Secondo il Financial Times, sono le imprese minori a lottare negli USA contro l’aumento dei costi legato ai dazi doganali.
Le tariffe imposte negli ultimi mesi stanno colpendo duramente le piccole e medie imprese americane, soprattutto quelle che operano su scala locale. L’aumento dei costi per le materie prime sta costringendo molti imprenditori a rivedere i propri prezzi o a sacrificare i margini di profitto pur di restare competitivi. Il settore alimentare, ad esempio, registra rincari significativi, e costringe molte aziende a riconsiderare il proprio approccio alla supply chain.

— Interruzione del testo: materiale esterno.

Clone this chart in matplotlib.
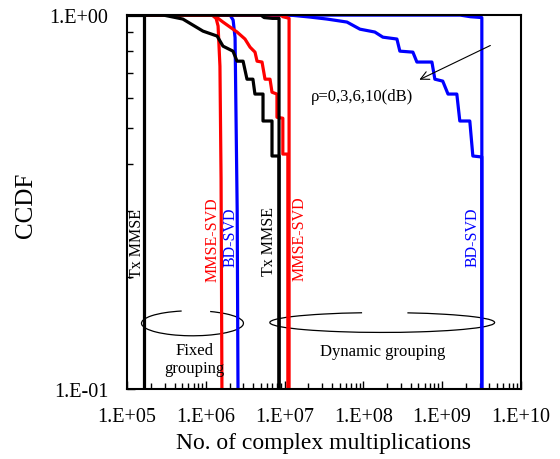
import matplotlib
matplotlib.use('Agg')
import matplotlib.pyplot as plt
from matplotlib.patches import Arc
from matplotlib.ticker import FuncFormatter, LogLocator

plt.rcParams['font.family'] = ['Liberation Serif', 'DejaVu Serif']

# %% Data (CCDF vs number of complex multiplications)
# fixed grouping
tx_fixed_x = [1e5, 1.64e5, 1.64e5]
tx_fixed_y = [1.0, 1.0, 0.1]
mmse_fixed_x = [1e5, 1.2e6, 1.35e6, 1.43e6, 1.51e6, 1.56e6, 1.6e6]
mmse_fixed_y = [1.0, 1.0, 0.98, 0.935, 0.73, 0.365, 0.1]
bd_fixed_x = [1e5, 2.03e6, 2.22e6, 2.35e6, 2.4e6, 2.5e6, 2.56e6]
bd_fixed_y = [1.0, 1.0, 0.97, 0.87, 0.6, 0.3, 0.1]

# dynamic grouping, low rho
tx_dyn_x = [1e5, 2.9e5, 5.1e5, 9.2e5, 1.39e6, 1.65e6, 2.21e6, 2.49e6, 2.97e6,
            3.33e6, 3.96e6, 4.2e6, 5.32e6, 5.32e6, 6.92e6, 6.92e6, 8.5e6, 8.5e6]
tx_dyn_y = [1.0, 1.0, 0.976, 0.906, 0.879, 0.826, 0.801, 0.753, 0.753,
            0.674, 0.674, 0.615, 0.615, 0.521, 0.521, 0.42, 0.42, 0.1]
mmse_dyn_x = [1e5, 1.25e6, 1.31e6, 1.65e6, 2.49e6, 3.14e6, 3.64e6, 4.21e6, 4.47e6,
              5.17e6, 5.64e6, 6.53e6, 6.92e6, 8.0e6, 8.0e6, 9.5e6, 9.5e6, 1.1e7, 1.1e7]
mmse_dyn_y = [1.0, 1.0, 0.994, 0.958, 0.901, 0.863, 0.821, 0.796, 0.753,
              0.749, 0.674, 0.674, 0.622, 0.615, 0.533, 0.53, 0.425, 0.425, 0.1]
bd_dyn_x = [1e5, 1.17e7, 2.1e7, 3.45e7, 6.2e7, 9.06e7, 1.4e8, 1.77e8, 2.67e8, 2.91e8,
            4.26e8, 4.79e8, 7.43e8, 8.1e8, 1.02e9, 1.19e9, 1.54e9, 1.68e9, 2.25e9,
            2.46e9, 3.02e9, 3.2e9, 3.2e9]
bd_dyn_y = [1.0, 1.0, 0.988, 0.976, 0.958, 0.917, 0.901, 0.873, 0.863, 0.801,
            0.796, 0.749, 0.749, 0.674, 0.666, 0.615, 0.615, 0.521, 0.521,
            0.42, 0.418, 0.418, 0.1]

# dynamic grouping, high rho (hug the top)
tx_hi_x = [1e5, 5.0e6, 5.5e6, 7.0e6, 8.5e6, 8.5e6]
tx_hi_y = [1.0, 1.0, 0.985, 0.98, 0.98, 0.1]
mmse_hi_x = [1e5, 9.0e6, 9.5e6, 1.05e7, 1.14e7, 1.14e7]
mmse_hi_y = [1.0, 1.0, 0.99, 0.985, 0.98, 0.1]
bd_hi_x = [1e5, 1.7e9, 2.3e9, 3.2e9, 3.2e9]
bd_hi_y = [1.0, 1.0, 0.99, 0.985, 0.1]

BLACK, RED, BLUE = 'black', '#ff0000', '#0000ff'
LW = 2.3

# %% Plot
fig = plt.figure(figsize=(5.6, 4.6), dpi=100)
ax = fig.add_axes([0.227, 0.152, 0.703, 0.813])

for xs, ys in [(bd_fixed_x, bd_fixed_y), (bd_dyn_x, bd_dyn_y), (bd_hi_x, bd_hi_y)]:
    ax.plot(xs, ys, color=BLUE, lw=LW)
for xs, ys in [(mmse_fixed_x, mmse_fixed_y), (mmse_dyn_x, mmse_dyn_y), (mmse_hi_x, mmse_hi_y)]:
    ax.plot(xs, ys, color=RED, lw=LW)
for xs, ys in [(tx_fixed_x, tx_fixed_y), (tx_dyn_x, tx_dyn_y), (tx_hi_x, tx_hi_y)]:
    ax.plot(xs, ys, color=BLACK, lw=LW)

ax.set_xscale('log')
ax.set_yscale('log')
ax.set_xlim(1e5, 1e10)
ax.set_ylim(0.1, 1.0)

fmt = FuncFormatter(lambda v, pos: f"{v:#.0E}")
blank = FuncFormatter(lambda v, pos: '')
ax.xaxis.set_major_locator(LogLocator(base=10, numticks=10))
ax.xaxis.set_major_formatter(fmt)
ax.yaxis.set_major_locator(LogLocator(base=10, numticks=10))
ax.yaxis.set_major_formatter(fmt)
ax.xaxis.set_minor_locator(LogLocator(base=10, subs=range(2, 10), numticks=20))
ax.yaxis.set_minor_locator(LogLocator(base=10, subs=range(2, 10), numticks=20))
ax.xaxis.set_minor_formatter(blank)
ax.yaxis.set_minor_formatter(blank)
ax.tick_params(which='both', direction='in', top=False, right=False, width=1.0,
               labelsize=14.5)
ax.tick_params(axis='x', which='both', pad=13)
ax.tick_params(axis='y', which='both', pad=13.5)
ax.tick_params(which='major', length=6)
ax.tick_params(which='minor', length=4)
for s in ax.spines.values():
    s.set_linewidth(1.5)

ax.set_xlabel('No. of complex multiplications', fontsize=17)
ax.xaxis.set_label_coords(0.5, -0.116)
ax.set_ylabel('CCDF', fontsize=18)
ax.yaxis.set_label_coords(-0.228, 0.495)

# curve labels
labels = [('Tx MMSE', 0.025, 0.393, BLACK), ('MMSE-SVD', 0.218, 0.401, RED),
          ('BD-SVD', 0.264, 0.409, BLUE), ('Tx MMSE', 0.360, 0.396, BLACK),
          ('MMSE-SVD', 0.439, 0.406, RED), ('BD-SVD', 0.878, 0.409, BLUE)]
for txt, xa, ya, c in labels:
    ax.text(xa, ya, txt, color=c, rotation=90, fontsize=11.5, ha='center', va='center',
            transform=ax.transAxes)

ax.text(0.170, 0.080, 'Fixed\ngrouping', fontsize=12, ha='center', va='center',
        linespacing=1.2, transform=ax.transAxes)
ax.text(0.650, 0.102, 'Dynamic grouping', fontsize=12, ha='center', va='center',
        transform=ax.transAxes)

ax.add_patch(Arc((0.166, 0.176), 0.259, 0.067, theta1=130, theta2=395,
                 transform=ax.transAxes, color='black', lw=0.9))
ax.add_patch(Arc((0.648, 0.178), 0.571, 0.053, theta1=153, theta2=382,
                 transform=ax.transAxes, color='black', lw=0.9))

ax.annotate('', xy=(0.736, 0.824), xytext=(0.929, 0.922), xycoords='axes fraction',
            arrowprops=dict(arrowstyle='->', color='black', lw=0.8, mutation_scale=15))
ax.text(0.596, 0.783, 'ρ=0,3,6,10(dB)', fontsize=12, ha='center', va='center',
        transform=ax.transAxes)

fig.savefig('out.png', dpi=100)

Le ripercussioni non si fermano alle aziende: i consumatori subiscono un aumento del costo della vita, mentre l’incertezza sulle politiche commerciali frena gli investimenti e mette a rischio la tenuta economica di intere comunità. Le imprese Main Street, cuore pulsante dell’economia locale, si trovano a un bivio: adattarsi o scomparire. L’espressione “Main Street” negli Stati Uniti (e nei contesti economici internazionali che ne adottano la terminologia) è usata come metafora per indicare le piccole e medie imprese locali, i negozi di quartiere, le attività artigianali e commerciali che costituiscono il tessuto economico di una comunità. Il termine contrappone simbolicamente Main Street a Wall Street, che rappresenta invece il mondo della finanza, delle grandi aziende quotate in Borsa e dei mercati globali.
Le big tech dominano i mercati globali
In netto contrasto, Wall Street e Silicon Valley stanno vivendo una fase di espansione, ribadisce il Financial Times. I colossi tech e le grandi società finanziarie beneficiano di un ambiente favorevole agli investimenti, con capitali che affluiscono verso settori ad alta innovazione come intelligenza artificiale, fintech e biotech. Apple, Google, Amazon e le altre big tech dominano i mercati globali e dettano i trend economici. Le borse premiano le performance, sostenute anche da politiche monetarie accomodanti.
Questa divergenza alimenta un divario economico sempre più marcato. Mentre le grandi aziende innovano e attraggono risorse, le PMI faticano ad adattarsi. La crescita sbilanciata non solo accentua le disuguaglianze, ma mette in discussione l’equità del sistema economico.
Le piccole imprese stanno reagendo
Di fronte a questi ostacoli, le piccole imprese stanno reagendo con creatività. Molte stanno rivedendo la propria catena di approvvigionamento, cercando fornitori alternativi o riportando parte della produzione su scala locale. Altre investono in tecnologie per aumentare l’efficienza operativa, automatizzare i processi e gestire meglio i costi. Cresce anche l’impegno nel comunicare con i clienti: spiegare le ragioni degli aumenti di prezzo e rafforzare la relazione con i consumatori è oggi fondamentale.
Inoltre, questo tipo di impresa si sta unendo per chiedere politiche più favorevoli. In collaborazione con associazioni di categoria, le PMI portano all’attenzione dei decisori politici l’urgenza di rivedere le tariffe e creare un ambiente più stabile, capace di promuovere una crescita equa per tutti.
Il rischio, se non si interviene, è quello di una disuguaglianza sempre più strutturale. I salari stagnanti e il costo della vita in aumento stanno spingendo molte famiglie al limite. Le comunità più fragili sono quelle che soffrono maggiormente, mentre la coesione sociale si indebolisce. La frustrazione cresce e alimenta la sfiducia verso istituzioni e politica economica.
Guardando al futuro, le imprese sanno che la resilienza sarà la chiave. Le strategie più efficaci puntano su tecnologia, diversificazione dei mercati e sostenibilità. Investire in soluzioni digitali e ridurre la dipendenza da fornitori internazionali può aiutare a contenere l’impatto dei dazi. Ma è altrettanto importante agire insieme, costruendo reti e alleanze che rendano l’economia più robusta, inclusiva e sostenibile.